→ Exercise objective: Print exactly the lines from the first one down to the line that contains "const y = d3.scaleLinear().domain([14,23]).range([B,T]);", both included, and skip the pictures.

::::

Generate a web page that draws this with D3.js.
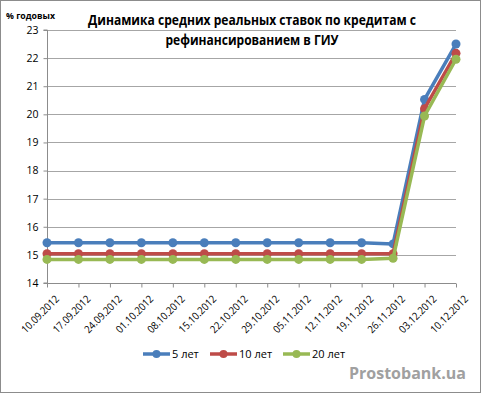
<!DOCTYPE html>
<html><head><meta charset="utf-8">
<script src="https://cdn.jsdelivr.net/npm/d3@7"></script>
<style>body{margin:0;background:#fff}svg{display:block}text{font-family:"Open Sans","Liberation Sans",sans-serif}</style>
</head><body><svg id="c" width="481" height="393"></svg>
<script>
const categories = ["10.09.2012","17.09.2012","24.09.2012","01.10.2012","08.10.2012","15.10.2012","22.10.2012","29.10.2012","05.11.2012","12.11.2012","19.11.2012","26.11.2012","03.12.2012","10.12.2012"];
const years5  = [15.43,15.43,15.43,15.43,15.43,15.43,15.43,15.43,15.43,15.43,15.43,15.39,20.53,22.5];
const years10 = [15.04,15.04,15.04,15.04,15.04,15.04,15.04,15.04,15.04,15.04,15.04,15.04,20.2,22.17];
const years20 = [14.84,14.84,14.84,14.84,14.84,14.84,14.84,14.84,14.84,14.84,14.84,14.88,19.94,21.96];
const yTicks = [14,15,16,17,18,19,20,21,22,23];
const seriesNames = ["5 лет","10 лет","20 лет"];
const colors = ["#4a7ebb","#be4b48","#98b954"];
const series = [years5, years10, years20];

const svg = d3.select("#c");
svg.append("rect").attr("x",0.5).attr("y",0.5).attr("width",480).attr("height",392).attr("fill","#fff").attr("stroke","#8c8c8c");

const L=47, R=456, T=30, B=283;
const x = d3.scalePoint().domain(categories).range([L,R]);
const y = d3.scaleLinear().domain([14,23]).range([B,T]);

// gridlines
svg.append("g").selectAll("line").data(yTicks.slice(1)).join("line")
  .attr("x1",L).attr("x2",R).attr("y1",d=>Math.round(y(d))+0.5).attr("y2",d=>Math.round(y(d))+0.5)
  .attr("stroke","#a6a6a6").attr("stroke-width",1);

// y axis
const ya = svg.append("g").attr("transform",`translate(${L+0.5},0)`).call(d3.axisLeft(y).tickValues(yTicks).tickSize(4).tickPadding(5).tickFormat(d3.format("d")));
ya.select(".domain").attr("stroke","#8c8c8c").attr("d",`M-4,${y(23)}H0V${y(14)}H-4`);
ya.selectAll(".tick line").attr("stroke","#8c8c8c");
ya.selectAll("text").attr("font-size",10.5).attr("fill","#000");

// x axis
const xa = svg.append("g").attr("transform",`translate(0,${B+0.5})`).call(d3.axisBottom(x).tickSize(4).tickPadding(4));
xa.select(".domain").attr("stroke","#8c8c8c").attr("d",`M${L},0H${R}`);
xa.selectAll(".tick line").attr("stroke","#8c8c8c");
xa.selectAll("text").attr("font-size",10.5).attr("fill","#000")
  .attr("text-anchor","end").attr("dy","0.35em")
  .attr("textLength",48).attr("lengthAdjust","spacingAndGlyphs")
  .attr("transform","translate(4,8) rotate(-45)");

// lines
const line = d3.line().x((d,i)=>x(categories[i])).y(d=>y(d));
series.forEach((s,k)=>{
  const g = svg.append("g");
  g.append("path").datum(s).attr("d",line).attr("fill","none").attr("stroke",colors[k]).attr("stroke-width",3.5).attr("stroke-linejoin","round");
  g.selectAll("circle").data(s).join("circle").attr("cx",(d,i)=>x(categories[i])).attr("cy",d=>y(d)).attr("r",4.5).attr("fill",colors[k]);
});

// title
const title = svg.append("text").attr("text-anchor","middle").attr("font-size",14).attr("font-weight","bold").attr("fill","#000");
title.append("tspan").attr("x",252).attr("y",25).attr("textLength",328).attr("lengthAdjust","spacingAndGlyphs").text("Динамика средних реальных ставок по кредитам с");
title.append("tspan").attr("x",252).attr("y",45).attr("textLength",173).attr("lengthAdjust","spacingAndGlyphs").text("рефинансированием в ГИУ");

svg.append("text").attr("x",6).attr("y",19).attr("font-size",8.5).attr("font-weight","bold").attr("textLength",49).attr("lengthAdjust","spacingAndGlyphs").text("% годовых");

// legend
const legX = [143,210,283];
seriesNames.forEach((n,k)=>{
  const g = svg.append("g").attr("transform",`translate(${legX[k]},354)`);
  g.append("line").attr("x1",0).attr("x2",27).attr("y1",0).attr("y2",0).attr("stroke",colors[k]).attr("stroke-width",3.5);
  g.append("circle").attr("cx",13.5).attr("cy",0).attr("r",4).attr("fill",colors[k]);
  g.append("text").attr("x",29).attr("y",4).attr("font-size",11).text(n);
});

svg.append("text").attr("x",466).attr("y",379).attr("text-anchor","end").attr("font-size",16).attr("font-weight","bold").attr("fill","#a0a0a0").text("Prostobank.ua");
</script></body></html>
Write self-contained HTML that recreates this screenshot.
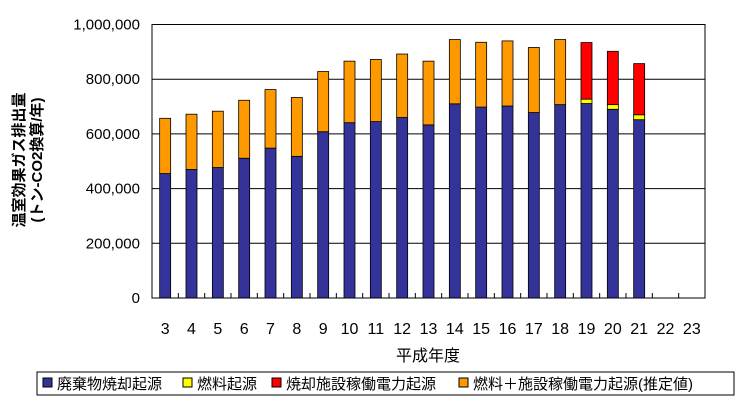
<!DOCTYPE html>
<html><head><meta charset="utf-8"><style>
body{margin:0;background:#fff;font-family:"Liberation Sans","Noto Sans CJK JP",sans-serif}
svg text{font-family:"Liberation Sans","Noto Sans CJK JP",sans-serif}
</style></head><body>
<svg id="c" width="740" height="406" xmlns="http://www.w3.org/2000/svg">
<g id="grid"></g>
<g id="bars"></g>
<g id="axes"></g>
<text x="24" y="160" transform="rotate(-90 24 160)" text-anchor="middle" font-size="15" font-weight="bold">温室効果ガス排出量</text>
<text x="42" y="160" transform="rotate(-90 42 160)" text-anchor="middle" font-size="15" font-weight="bold">(トン-CO2換算/年)</text>
<text x="428" y="361" text-anchor="middle" font-size="16">平成年度</text>
<g>
<rect x="37" y="372" width="697" height="23" fill="#fff" stroke="#000" stroke-width="1"/>
<g><rect x="43" y="378" width="9" height="9" fill="#333399" stroke="#000"/><text x="57" y="389" font-size="15">廃棄物焼却起源</text></g>
<g><rect x="183" y="378" width="9" height="9" fill="#ffff00" stroke="#000"/><text x="197" y="389" font-size="15">燃料起源</text></g>
<g><rect x="272" y="378" width="9" height="9" fill="#ff0000" stroke="#000"/><text x="286" y="389" font-size="15">焼却施設稼働電力起源</text></g>
<g><rect x="459" y="378" width="9" height="9" fill="#ff9900" stroke="#000"/><text x="473" y="389" font-size="15">燃料＋施設稼働電力起源(推定値)</text></g>
</g>
</svg>
<script>
const categories=["3","4","5","6","7","8","9","10","11","12","13","14","15","16","17","18","19","20","21","22","23"];
const wasteValues=[455000,470000,477000,511000,548000,518000,608000,641000,645000,660000,633000,710000,698000,702000,678000,707000,711000,690000,652000,null,null];
const fuelValues=[0,0,0,0,0,0,0,0,0,0,0,0,0,0,0,0,16000,17000,18000,null,null];
const powerValues=[0,0,0,0,0,0,0,0,0,0,0,0,0,0,0,0,207000,195000,187000,null,null];
const estimatedValues=[202000,202000,206000,212000,214000,215000,220000,225000,227000,232000,233000,235000,237000,238000,238000,238000,0,0,0,null,null];
const yTicks=[0,200000,400000,600000,800000,1000000];
const yTickLabels=["0","200,000","400,000","600,000","800,000","1,000,000"];
const NS="http://www.w3.org/2000/svg";
const L=152,R=705,T=24.5,B=298,yMax=1000000;
const bw=(R-L)/categories.length;
function y(v){return B-(v/yMax)*(B-T);}
function x(i){return L+bw*i+bw/2;}
const grid=document.getElementById('grid'),bars=document.getElementById('bars'),axes=document.getElementById('axes');
yTicks.forEach((t,i)=>{
 const ln=document.createElementNS(NS,'line');
 
 
 ln.setAttribute('x1',L);ln.setAttribute('x2',R);ln.setAttribute('y1',y(t));ln.setAttribute('y2',y(t));
 ln.setAttribute('stroke','#000');ln.setAttribute('stroke-width','1');
 grid.appendChild(ln);
 const tx=document.createElementNS(NS,'text');
 
 
 tx.setAttribute('x',L-12);tx.setAttribute('y',y(t)+5);tx.setAttribute('text-anchor','end');tx.setAttribute('font-size','15');
 tx.textContent=yTickLabels[i];axes.appendChild(tx);
});
const series=[[wasteValues,'#333399'],[fuelValues,'#ffff00'],[powerValues,'#ff0000'],[estimatedValues,'#ff9900']];
const names=['bar-waste','bar-fuel','bar-power','bar-estimated'];
categories.forEach((c,i)=>{
 let base=0;
 series.forEach((s,k)=>{
  const v=s[0][i];if(!v)return;
  const r=document.createElementNS(NS,'rect');
  
  
  r.setAttribute('x',x(i)-5.5);r.setAttribute('width',11);
  r.setAttribute('y',y(base+v));r.setAttribute('height',y(base)-y(base+v));
  r.setAttribute('fill',s[1]);r.setAttribute('stroke','#000');r.setAttribute('stroke-width','0.8');
  bars.appendChild(r);base+=v;
 });
 const tx=document.createElementNS(NS,'text');
 
 
 tx.setAttribute('x',x(i));tx.setAttribute('y',334);tx.setAttribute('text-anchor','middle');tx.setAttribute('font-size','16');
 tx.textContent=c;axes.appendChild(tx);
 if(i>0){const tk=document.createElementNS(NS,'line');
 
 
 tk.setAttribute('x1',L+bw*i);tk.setAttribute('x2',L+bw*i);tk.setAttribute('y1',B);tk.setAttribute('y2',B-5);tk.setAttribute('stroke','#000');axes.appendChild(tk);}
});
const fr=document.createElementNS(NS,'rect');


fr.setAttribute('x',L);fr.setAttribute('y',T);fr.setAttribute('width',R-L);fr.setAttribute('height',B-T);
fr.setAttribute('fill','none');fr.setAttribute('stroke','#000');fr.setAttribute('stroke-width','1');
axes.appendChild(fr);
</script>
</body></html>
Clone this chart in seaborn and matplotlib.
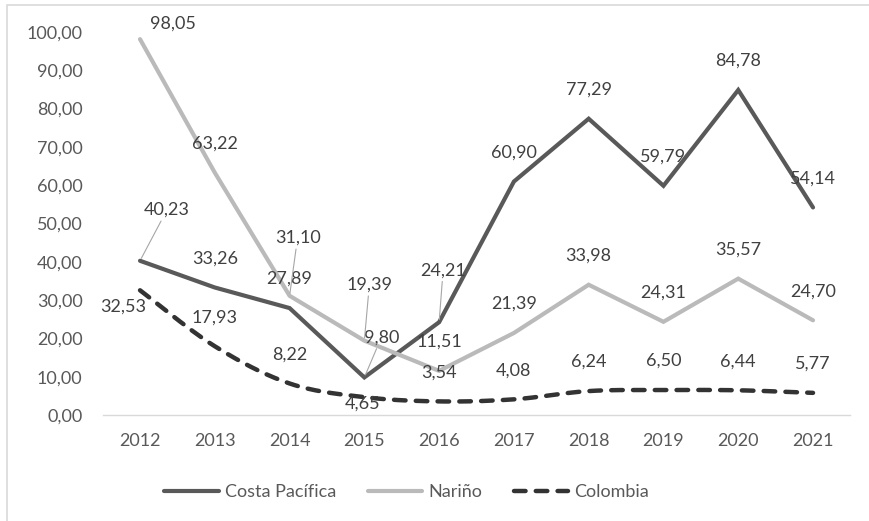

::::

→ Reply:
Generate a web page that draws this with D3.js.
<!DOCTYPE html>
<html><head><meta charset="utf-8">
<script src="https://cdn.jsdelivr.net/npm/d3@7"></script>
<style>body{margin:0;background:#fff}svg{display:block}text{font-family:"Open Sans","Liberation Sans",sans-serif}</style>
</head><body><svg id="c" width="481" height="393"></svg>
<script>
const categories = ["10.09.2012","17.09.2012","24.09.2012","01.10.2012","08.10.2012","15.10.2012","22.10.2012","29.10.2012","05.11.2012","12.11.2012","19.11.2012","26.11.2012","03.12.2012","10.12.2012"];
const years5  = [15.43,15.43,15.43,15.43,15.43,15.43,15.43,15.43,15.43,15.43,15.43,15.39,20.53,22.5];
const years10 = [15.04,15.04,15.04,15.04,15.04,15.04,15.04,15.04,15.04,15.04,15.04,15.04,20.2,22.17];
const years20 = [14.84,14.84,14.84,14.84,14.84,14.84,14.84,14.84,14.84,14.84,14.84,14.88,19.94,21.96];
const yTicks = [14,15,16,17,18,19,20,21,22,23];
const seriesNames = ["5 лет","10 лет","20 лет"];
const colors = ["#4a7ebb","#be4b48","#98b954"];
const series = [years5, years10, years20];

const svg = d3.select("#c");
svg.append("rect").attr("x",0.5).attr("y",0.5).attr("width",480).attr("height",392).attr("fill","#fff").attr("stroke","#8c8c8c");

const L=47, R=456, T=30, B=283;
const x = d3.scalePoint().domain(categories).range([L,R]);
const y = d3.scaleLinear().domain([14,23]).range([B,T]);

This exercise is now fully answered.